Person of the week
A Natural Champion
Lhendup G Bhutia
Lhendup G Bhutia
30 Oct, 2014
The Bangalore-based cueist has now won a record 11th world title in billiards
Earlier last week, a rather major Indian sporting achievement went largely unnoticed—the Bangalore cueist Pankaj Advani won a record 11th world title in billiards. The latest addition to his kitty is the World Billiards Championship (point format). After winning two other world titles this year, the World Team Billiards Championship and the IBSF World 6-Red Snooker Champion, he became the first to hold world titles in both snooker and billiards in the same year. There is also the possibility that he may end the year with more titles: at the time of going to press, he is competing in the World Billiards Championship (time format), and will participate in the IBSF World Snooker Championship in his hometown, Bangalore, in November.
Born in 1985 in Pune, Advani spent the first five years of his life in Kuwait, before moving to Bangalore with his family after the Gulf War. His father passed away when he was six. When he was about 10, Advani began accompanying his elder brother, Shree, who would play snooker post school hours, to a neighbouring snooker parlour. After a few weeks, he began playing the game on his own. It is said that such was his innate ability at the game that the managing committee of the Karnataka Snooker and Billiards Association awarded him a membership for free. In just a year’s time after he picked up a cue, Advani was not only competing in a state-level tournament (Sampath Memorial), but he also beat his elder brother Shree in the finals. Immediately after, at the age of 12, he won the state junior championships. By the age of 15, he won the Indian Junior Billiards Championship and held the title for seven years in a row.
Immediately after turning professional at the age of 18 in 2003, he won the IBSF World Snooker Championship that year, after which, in 2005, he became the first cueist to achieve the grand double of winning both the timed and points format of the IBSF World Billiards Championship. He repeated this feat of a grand double in 2008. He is also the only person to have won all five billiards tournaments in a season, an accomplishment he achieved in 2005 by winning both the Junior and Senior National Championships, the Asian Billiards Championship, and the World Billiards Championship in both point and time formats.
What makes Advani’s feats even more remarkable is that he plays both snooker and billiards at the top level, perhaps currently the only active cueist to be doing so. Most cueists usually choose one sport over the other, so that they can focus more and excel at one particular game. Not only are the two games different, requiring different strategies and planning, usually the dates of both sports in major events is not more than a week apart. A player has to quickly adapt his game to switch from one sport to the other.

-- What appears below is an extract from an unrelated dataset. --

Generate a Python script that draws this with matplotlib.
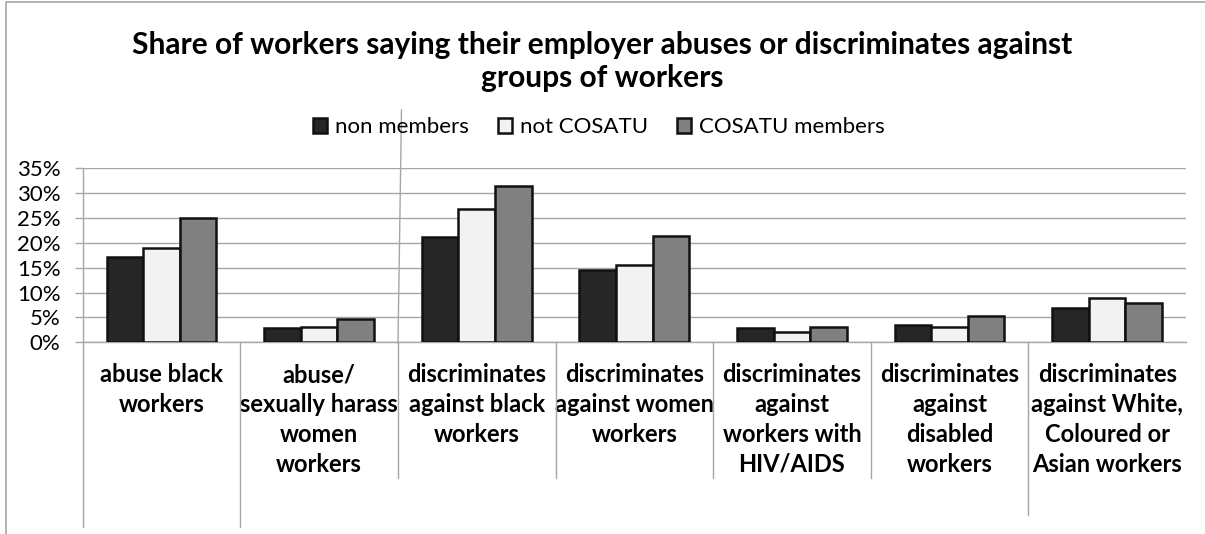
import numpy as np
import matplotlib.pyplot as plt
from matplotlib.lines import Line2D
from matplotlib.transforms import blended_transform_factory

plt.rcParams['font.family'] = ['Lato', 'DejaVu Sans']

# categories and shares (fraction of workers)
categories = [
    'abuse black\nworkers',
    'abuse/\nsexually harass\nwomen\nworkers',
    'discriminates\nagainst black\nworkers',
    'discriminates\nagainst women\nworkers',
    'discriminates\nagainst\nworkers with\nHIV/AIDS',
    'discriminates\nagainst\ndisabled\nworkers',
    'discriminates\nagainst White,\nColoured or\nAsian workers',
]
series_names = ['non members', 'not COSATU', 'COSATU members']
non_members = [0.172, 0.028, 0.211, 0.145, 0.028, 0.035, 0.068]
not_cosatu = [0.189, 0.031, 0.269, 0.155, 0.021, 0.031, 0.090]
cosatu_members = [0.250, 0.047, 0.314, 0.213, 0.031, 0.053, 0.079]
y_ticks = [0, 0.05, 0.10, 0.15, 0.20, 0.25, 0.30, 0.35]

fills = ['#262626', '#f2f2f2', '#808080']
grid_col = '#a6a6a6'

fig = plt.figure(figsize=(12.05, 5.34), dpi=100)
ax = fig.add_axes([0.0686, 0.359, 0.9156, 0.3258])

x = np.arange(len(categories))
w = 0.232
for i, vals in enumerate([non_members, not_cosatu, cosatu_members]):
    ax.bar(x + (i - 1) * w, vals, w, color=fills[i], edgecolor='#111111',
           linewidth=1.8, label=series_names[i], zorder=3)

ax.set_xlim(-0.5, len(categories) - 0.5)
ax.set_ylim(0, 0.35)
ax.set_yticks(y_ticks)
ax.set_yticklabels([f'{int(round(t * 100))}%' for t in y_ticks])
ax.yaxis.grid(True, color=grid_col, linewidth=1.0)
ax.set_axisbelow(True)

for s in ['top', 'right']:
    ax.spines[s].set_visible(False)
for s in ['left', 'bottom']:
    ax.spines[s].set_color(grid_col)
    ax.spines[s].set_linewidth(1.0)

ax.tick_params(axis='y', length=6, color=grid_col, width=1.0, pad=10,
               labelsize=16)
ax.set_xticks(x)
ax.set_xticklabels(categories, fontweight='bold', fontsize=17, linespacing=1.36)
ax.tick_params(axis='x', length=0, pad=15)

# category separators hanging below the axis
trans = blended_transform_factory(ax.transData, ax.transAxes)
sep_bottom = [-1.06, -1.06, -0.78, -0.78, -0.78, -0.78, -0.99]
for k, yb in enumerate(sep_bottom):
    ax.plot([k - 0.5, k - 0.5], [0, yb], color=grid_col, linewidth=1.0,
            transform=trans, clip_on=False)

# stray connector from the legend down to the axis
fig.add_artist(Line2D([401.5 / 1205, 398 / 1205], [1 - 110 / 534, 1 - 343 / 534],
                      color=grid_col, linewidth=1.0, transform=fig.transFigure))

# chart area frame (top and left edges)
fig.add_artist(Line2D([6 / 1205, 6 / 1205, 1], [0, 1 - 1.5 / 534, 1 - 1.5 / 534],
                      color=grid_col, linewidth=1.2, transform=fig.transFigure))

fig.text(0.5, 1 - 45 / 534, 'Share of workers saying their employer abuses or discriminates against',
         ha='center', va='center', fontsize=21.5, fontweight='bold')
fig.text(0.5, 1 - 78 / 534, 'groups of workers',
         ha='center', va='center', fontsize=21.5, fontweight='bold')

fig.legend(loc='center', bbox_to_anchor=(0.497, 1 - 127 / 534), ncol=3,
           frameon=False, fontsize=16, handlelength=0.65, handleheight=0.65,
           handletextpad=0.35, columnspacing=1.3)

fig.savefig('out.png', dpi=100)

Because of his skill as a snooker player, and on the advice of his long-time coach Arvind Savur, Advani became a professional snooker player in 2012. The coach felt that he was too good a player to not be playing as a professional. But earlier this year, Advani gave up his pro snooker card, because the rigours of pro snooker did not allow him to play more billiards. “Playing [professional snooker] over six months in England, there was no chance of playing billiards and I was missing my family as well. My sole objective is to excel in both [billiards and snooker] and it will be possible only if I’m based in India,” he told The Times of India then. Since that announcement, the ongoing World Billiards Championship has been his biggest event. The decision seems to have paid off. He has won the title in the point format. He might very well win it in the time format too.